No me hubiera extrañado que el boxeador gráfico Eduardo Arroyo me hubiera propinado un puñetazo durante la entrevista, pero ni este tratamiento facial me hubiera despistado de la fascinación por un combatiente en guerra contra sí mismo. «Nadie se debe acercar demasiado a mí, porque quemo». No guardaba ningún cuadro propio en casa, en el estudio los colocaba de cara a la pared y a menudo me pregunto si también hubiera deseado autoexpulsarse del domicilio, dado que «me veo gritando al teléfono y pienso que llamarán al Samur, porque me como el auricular».

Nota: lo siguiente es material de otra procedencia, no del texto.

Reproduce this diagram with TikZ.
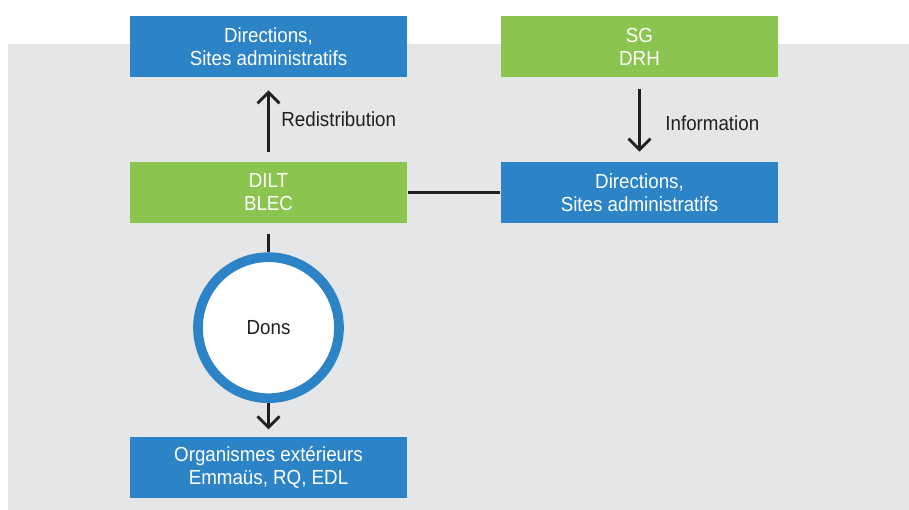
\documentclass[tikz,border=0pt]{standalone}
\usepackage{fontspec}
\setmainfont{Liberation Sans}[FakeStretch=0.92]
\usetikzlibrary{%
  arrows.meta,%
  shapes,%
  positioning% wg. " of "
}
\definecolor{dirblue}{HTML}{2C84C6}
\definecolor{dirgreen}{HTML}{8BC54F}
\definecolor{bggray}{HTML}{E5E6E8}
\definecolor{txtdark}{HTML}{231F20}

\begin{document}
\begin{tikzpicture}
[color=txtdark, line width=1.6pt, >={Straight Barb[length=2.2mm,width=4.4mm]},
entity/.style={rectangle, inner sep=0pt, minimum width=55.4mm, minimum height=12.2mm, text=white, align=center, font=\fontsize{11.6}{13}\selectfont},
service/.style={entity, fill=dirblue},
office/.style={entity, fill=dirgreen},
flowlabel/.style={anchor=west, inner sep=0pt, text=txtdark, font=\fontsize{11.6}{13}\selectfont},
donation/.style={circle, draw=dirblue, line width=5.5pt, fill=white, inner sep=0pt, minimum size=28.2mm, text=txtdark, font=\fontsize{11.6}{13}\selectfont}]

\useasboundingbox (0,0) rectangle (18.18,10.2);
\fill[bggray] (0.16,0) rectangle (18.18,9.32);

\node[service] (directions1) at (5.37,9.27) {Directions,\\Sites administratifs};
\node[office] (dilt) at (5.37,6.35) {DILT\\BLEC}
  edge [->, shorten <=1.8mm, shorten >=2.4mm] (directions1);
\node[flowlabel] (redistribution) at (5.6,7.82) {Redistribution};

\node[office] (sg) at (12.79,9.27) {SG\\DRH};
\node[service] (directions2) at (12.79,6.35) {Directions,\\Sites administratifs}
  edge [<-, shorten <=1.8mm, shorten >=2.2mm] (sg)
  edge [-] (dilt);
\node[flowlabel] (information) at (13.28,7.74) {Information};

\node[donation] (dons) at (5.37,3.646) {Dons}
  edge [-, shorten >=2mm] (dilt);
\node[service] (organismes) at (5.37,0.854) {Organismes extérieurs\\Emmaüs, RQ, EDL}
  edge [<-, shorten <=1.2mm] (dons);
\end{tikzpicture}
\end{document}
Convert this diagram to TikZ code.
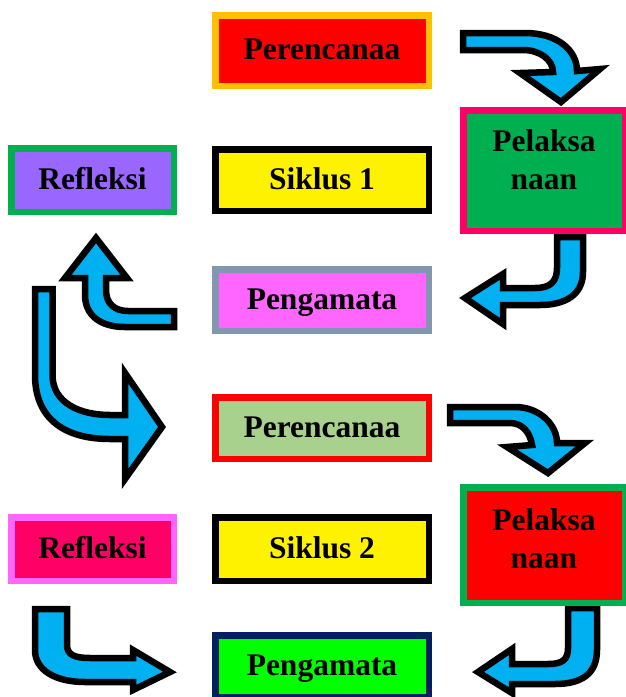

Pinta seres aislados, la pornografía solo la practica en privado, moldeaba la relación entre pintor y modelo con la palabra ´canibalismo´. Un día le dijeron que recordaba a Robert de Niro, se supone que en Toro salvaje. Pensaba en imágenes, como los grandes científicos. Le sorprendí escrutando con humildad un cuadro de Miquel Barceló, cuando creía que nadie miraba. Hurgaba en las claves de un continuador que había desarbolado a sus predecesores, por no hablar de la empatía con «un tipo interesante y culto». Que en Arroyo, claro, suena a insulto.

Antes de morir, el arrollador Arroyo nunca doró una píldora. Le acosaba la urgencia de crearse enemigos descomunales, tales que el Miró «que no ha sabido defenderse de la vanidad exterior». Al Weiwei de las pipas de girasol lo despachaba como «una broma». Es difícil presumir de conocer el siglo XX sin haber leído la Minuta de un testamento del pintor madrileño, donde todos los títeres se quedaban con la cabeza que merecían. Practicaba un dulzura a dentelladas sin azúcar. Llevábamos una hora hablando cuando advertí que todavía no me había pegado, aunque estaba claro que había barajado en más de una ocasión dónde asestar el golpe definitivo. «Antes de conocerme, existe la imagen de que soy antipático y bronco, pero je gagne à être connu».